Biens matériels et spirituel, biens propres et bien commun
On distingue habituellement les biens matériels des biens spirituels : lors d'un partage, il est nécessaire de diviser les biens matériels, au contraire des biens spirituels qui s'en trouvent multipliés. Les biens matériels sont propres au sens où ils sont susceptibles d'être appropriés (rappelons que l'un des caractères de la propriété privée est l'exclusivité de son usage : les économistes qualifient de libres les biens qui ne sont pas l'objet d'une rivalité à l'appropriation, partant d'un droit de propriété, par exemple : l'air). Les biens spirituels sont communs au sens où il n'y a pas de motif à rechercher l'exclusivité de leur usage (les brevets ou tout autre forme de propriété industrielle, littéraire ou artistique ont pour objet l'appropriation d'un bien spirituel : ils permettent de rendre exclusif l'usage de savoir-faire, d'idées ou de créations de l'esprit dont la nature spirituelle voudrait pourtant qu'ils soient libres).

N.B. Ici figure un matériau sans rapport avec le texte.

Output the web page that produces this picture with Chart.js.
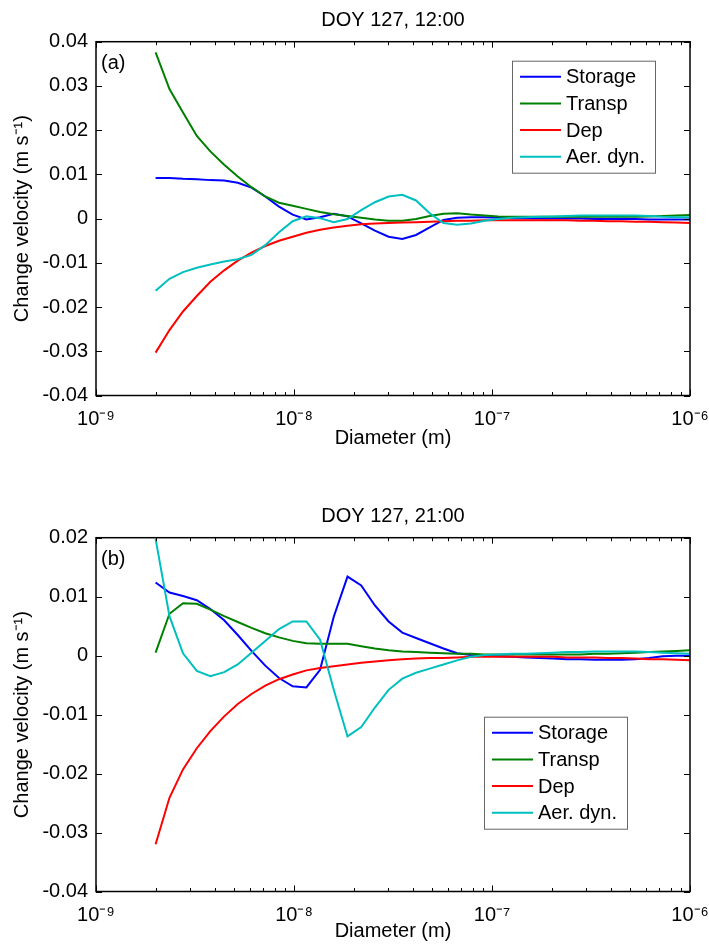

S'il est de simple bon sens que le bien commun (à un ensemble de personnes) soit un bien propre (à chacune d'entre elles), on peut se demander si le bien propre de l'homme est toujours un bien commun et non individuel : serait-il toujours de nature spirituelle ? S'il est certain pour un croyant que sa fin ultime l'est bien, il est non moins certain pour chacun qu'il existe une multitude de fins matérielles : qui se laissera mourir pour n'avoir pas considéré son appétit ? La satisfaction de sa faim ne nécessite-t-elle pas des moyens dont l'appropriation constitue une finalité légitime ? Mon repas n'est pas commun à mon voisin. Et pourtant l'abondance des produits alimentaires permet à chacun d'avoir sa part. Nos repas sont-ils pour autant communs ? Les biens propres peuvent-ils être communs ? Cette question a son importance : savoir à quelles conditions les biens propres convergent vers le bien commun, c'est répondre aux exigences de la doctrine sociale de l'Église qui, selon les termes même de Jean Paul II, " reconnaît le caractère positif du marché et de l'entreprise, mais qui souligne en même temps la nécessité de leur orientation vers le bien commun " (Centesimus annus, n. 42).
La libéralité rend communs les biens propres
Les biens propres peuvent-ils être communs ? Si les chrétiens tiennent pour certain que la fin ultime de l'homme est un bien commun car elle consiste en la vision béatifique, il est non moins certain que certains bien extérieurs et donc appropriés, sont requis pour la béatitude. Pour saint Thomas d'Aquin, " la béatitude imparfaite, telle qu'on peut la posséder dans la vie présente, requiert des biens extérieurs, non comme faisant partie de la béatitude, mais comme des instruments au service de cette béatitude [...] En effet, l'homme, en cette vie, a besoin de ce qui est nécessaire au corps, tant pour l'activité de la vertu contemplative que pour celle de la vertu active ". C'est donc seulement par analogie que l'on peut affirmer que le bien propre de l'homme est toujours un bien commun.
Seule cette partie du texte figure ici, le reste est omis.